Union getting even stronger with the current presidency

19Apr 2021
Editor
The Guardian
Union getting even stronger with the current presidency

LOOKING at what is happening on a daily basis, one gets the feeling that the union of the Mainland and Zanzibar is getting stronger each passing day, with impressions of lingering disaffection with the union diminishing by the day.

The current presidency, on account of institutional procedure sewed up with fate, looks like it is the phase to actually solidify the union, chiefly on account of unanimous support and loyalty to the new national leader, removing doubts as to respect of the constitution. It was a major step.

We saw on Saturday how a cultural troupe from Zanzibar was on stage, on the ground in ceremonies to commission newly graduating officers of the Tanzania People’s ‘Defence Forces (TPDF), which also involved cadets from neighbouring countries. Similarly, the Minister of State in the Vice President’s Office (Union and Environment) Selemani Jafo was on a visit to Zanzibar at midweek, where he sounded upbeat about ending pending contentious non-union matters. He said that the government is working on remaining issues, set to table for signing a resolution framework pact, implying that harmony is at hand.

During his tour of Zanzibar to visit various development projects Jafo was accompanied by Deputy Minister Hamad Hassan Chande, where the minister notably saw procedural challenges as things that ought to be behind us by now. He said the government is working hard to resolve the pending union challenges “so that we focus solely on improving the living standards of the people in the Mainland and Zanzibar.”He visited projects being implemented by the Tanzania Social Action Fund (TASAF) and the the Market Infrastructure, Value Addition and Rural Finance (MIVARF) projects, along with the World Bank linked SWIOfish project in Nungwi area. The latter refers to the South-West Indian Ocean Fisheries Governance and Shared Growth Project (Africa region), selecting priority fisheries for improvement.

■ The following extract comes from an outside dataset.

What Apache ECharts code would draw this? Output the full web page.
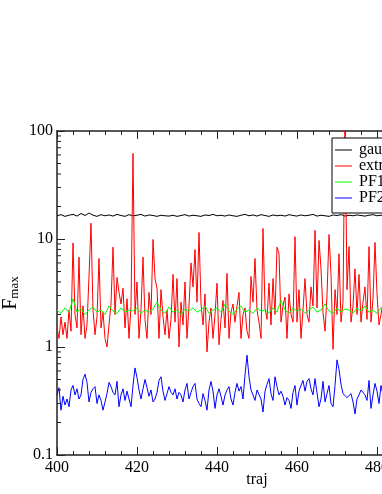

What strikes outsiders looking at the reports is that there is closer cooperation and ground inspection as to how projects linking the two parts of the country are being implemented, as further strengthening the union is a key objective. To this end, the minister tasked project managers with carefully managing the funds provided by the Union government for the implementation of various projects in order to bring good results. He expressed delight that the projects he visited were being implemented effectively. He all the same underlined that technical teams at work on the projects “have work to do in ensuring the projects reflect value for money criteria.”  Chances are that effective implementation equals value for money.

Echoing the spirit of Jafo’s tour, Khalid Bakari Hamran, the director of government coordination for Union Affairs in Zanzibar urged residents in the project areas to identify areas where they have noticed challenges so that proper implementation is exercised. TASAF disbursements notably increased from 12bn/- to 21.2bn/- in the past year in relation to Zanzibar projects, which enabled the department to beef up projects in health, education and water sectors. The near doubling of disbursements shows that institutions are working to enhance visible improvement in people’s lives.

It is hence with this background that in October last year, the government removed five issues off the list of contentious union matters, including the Joint Committee oil and gas exploration and exploitation. Where there is adequate goodwill on the use of public funds even from oil, strict delineation of the powers of each side is unnecessary.